Another Japanese nuclear reactor was taken off line for maintenance yesterday, leaving the country with only one of its 54 reactors operational following last year's devastating earthquake and tsunami.
The last reactor is expected to be shut down by early May, increasing the chances of power shortages across the nation as demand increases in the hot summer months.
The No 6 reactor at the Kashiwazaki-Kariwa complex was taken off line early yesterday by the Tokyo Electric Power Company. The utility also runs the plant in Fukushima, north-east of Tokyo, that suffered meltdowns, explosions and radiation leaks after the devastating earthquake and tsunami on 11 March last year. Japanese reactors are taken off line every 13 months for regular checks. With concerns over nuclear safety high, none of the reactors that have been shut down for checks, and none that were already off-line at the time of the disaster, has been allowed to restart.

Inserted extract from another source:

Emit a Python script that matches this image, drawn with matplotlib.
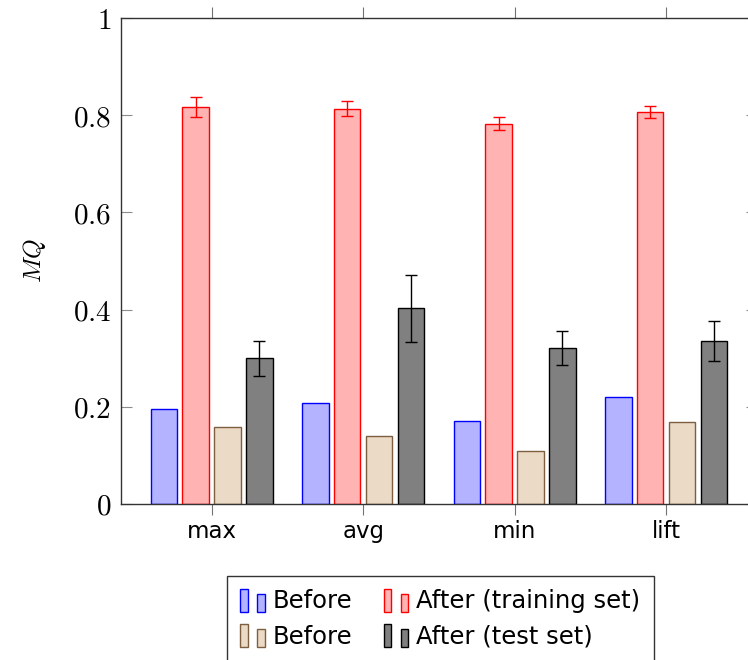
import matplotlib
matplotlib.use("Agg")
import matplotlib.pyplot as plt
from matplotlib.legend_handler import HandlerBase
from matplotlib.patches import Rectangle
import numpy as np

plt.rcParams['font.family'] = ['DejaVu Sans']
plt.rcParams['mathtext.fontset'] = 'cm'

# measures on the x axis
categories = ['max', 'avg', 'min', 'lift']

# MQ per measure
before_train = [0.195, 0.207, 0.170, 0.219]
after_train = [0.817, 0.814, 0.783, 0.807]
after_train_err = [0.020, 0.015, 0.014, 0.013]
before_test = [0.158, 0.140, 0.109, 0.169]
after_test = [0.300, 0.403, 0.320, 0.335]
after_test_err = [0.036, 0.069, 0.035, 0.041]

y_ticks = [0, 0.2, 0.4, 0.6, 0.8, 1]
y_tick_labels = ['0', '0.2', '0.4', '0.6', '0.8', '1']


class TwoBarHandler(HandlerBase):
    # pgfplots-style ybar legend image: two little bars side by side
    def create_artists(self, legend, orig_handle, xdescent, ydescent,
                       width, height, fontsize, trans):
        fc = orig_handle.get_facecolor()
        ec = orig_handle.get_edgecolor()
        w = width * 0.3
        x0 = -xdescent
        y0 = -ydescent - height * 0.2
        r1 = Rectangle((x0, y0), w, height * 1.35, facecolor=fc,
                       edgecolor=ec, lw=1.0, transform=trans)
        r2 = Rectangle((x0 + width * 0.68, y0), w, height * 1.05, facecolor=fc,
                       edgecolor=ec, lw=1.0, transform=trans)
        return [r1, r2]


fig = plt.figure(figsize=(7.48, 6.6), dpi=100)
ax = fig.add_axes([0.1614, 0.2368, 0.8507, 0.7355])

x = np.arange(len(categories))
bw = 0.175
step = 0.21

b1 = ax.bar(x - 1.5 * step, before_train, bw, color='#b3b3ff',
            edgecolor='blue', lw=1.0, zorder=2)
b2 = ax.bar(x - 0.5 * step, after_train, bw, color='#ffb3b3',
            edgecolor='red', lw=1.0, zorder=2,
            yerr=after_train_err,
            error_kw=dict(ecolor='red', elinewidth=1.0, capsize=4, capthick=1.0))
b3 = ax.bar(x + 0.5 * step, before_test, bw, color='#ebdac6',
            edgecolor='#7d5f3f', lw=1.0, zorder=2)
b4 = ax.bar(x + 1.5 * step, after_test, bw, color='#808080',
            edgecolor='black', lw=1.0, zorder=2,
            yerr=after_test_err,
            error_kw=dict(ecolor='black', elinewidth=1.0, capsize=4, capthick=1.0))

ax.set_xlim(-0.6, 3.6)
ax.set_ylim(0, 1)
ax.set_xticks(x)
ax.set_xticklabels(categories, fontsize=16.5)
ax.set_yticks(y_ticks)
ax.set_yticklabels(['$%s$' % t for t in y_tick_labels], fontsize=21)
ax.tick_params(axis='x', direction='out', top=True, bottom=True,
               length=8, width=0.8, color='0.45', pad=3.5)
ax.tick_params(axis='y', direction='in', left=True, right=True,
               length=8, width=0.8, color='0.55', pad=7)
for s in ax.spines.values():
    s.set_linewidth(1.0)
    s.set_color('0.2')
    s.set_zorder(3)

ax.set_ylabel('$MQ$', fontsize=18, labelpad=18)

handles = [b1, b3, b2, b4]
labels = ['Before', 'Before', 'After (training set)', 'After (test set)']
leg = fig.legend([h.patches[0] for h in handles], labels,
                 loc='upper left', bbox_to_anchor=(0.3035, 0.1273),
                 ncol=2, fontsize=17.5, frameon=True, fancybox=False,
                 edgecolor='black', borderaxespad=0, borderpad=0.55,
                 handlelength=1.03, handleheight=0.7, handletextpad=0.3,
                 columnspacing=1.3, labelspacing=0.47,
                 handler_map={Rectangle: TwoBarHandler()})
leg.get_frame().set_linewidth(1.0)

fig.savefig('out.png', dpi=100)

The last reactor, on the northern island of Hokkaido, will be shut down in May. The timing for when any reactors will be restarted remains unclear.
Before the crisis, Japan depended on nuclear power for one-third of its electricity. The government wants to restart reactors as soon as "stress tests" prove they are safe but local leaders, fearing a political backlash, are reluctant to give their approval.
The, Prime Minister Yoshihiko Noda, has promised to reduce Japan's reliance on nuclear power.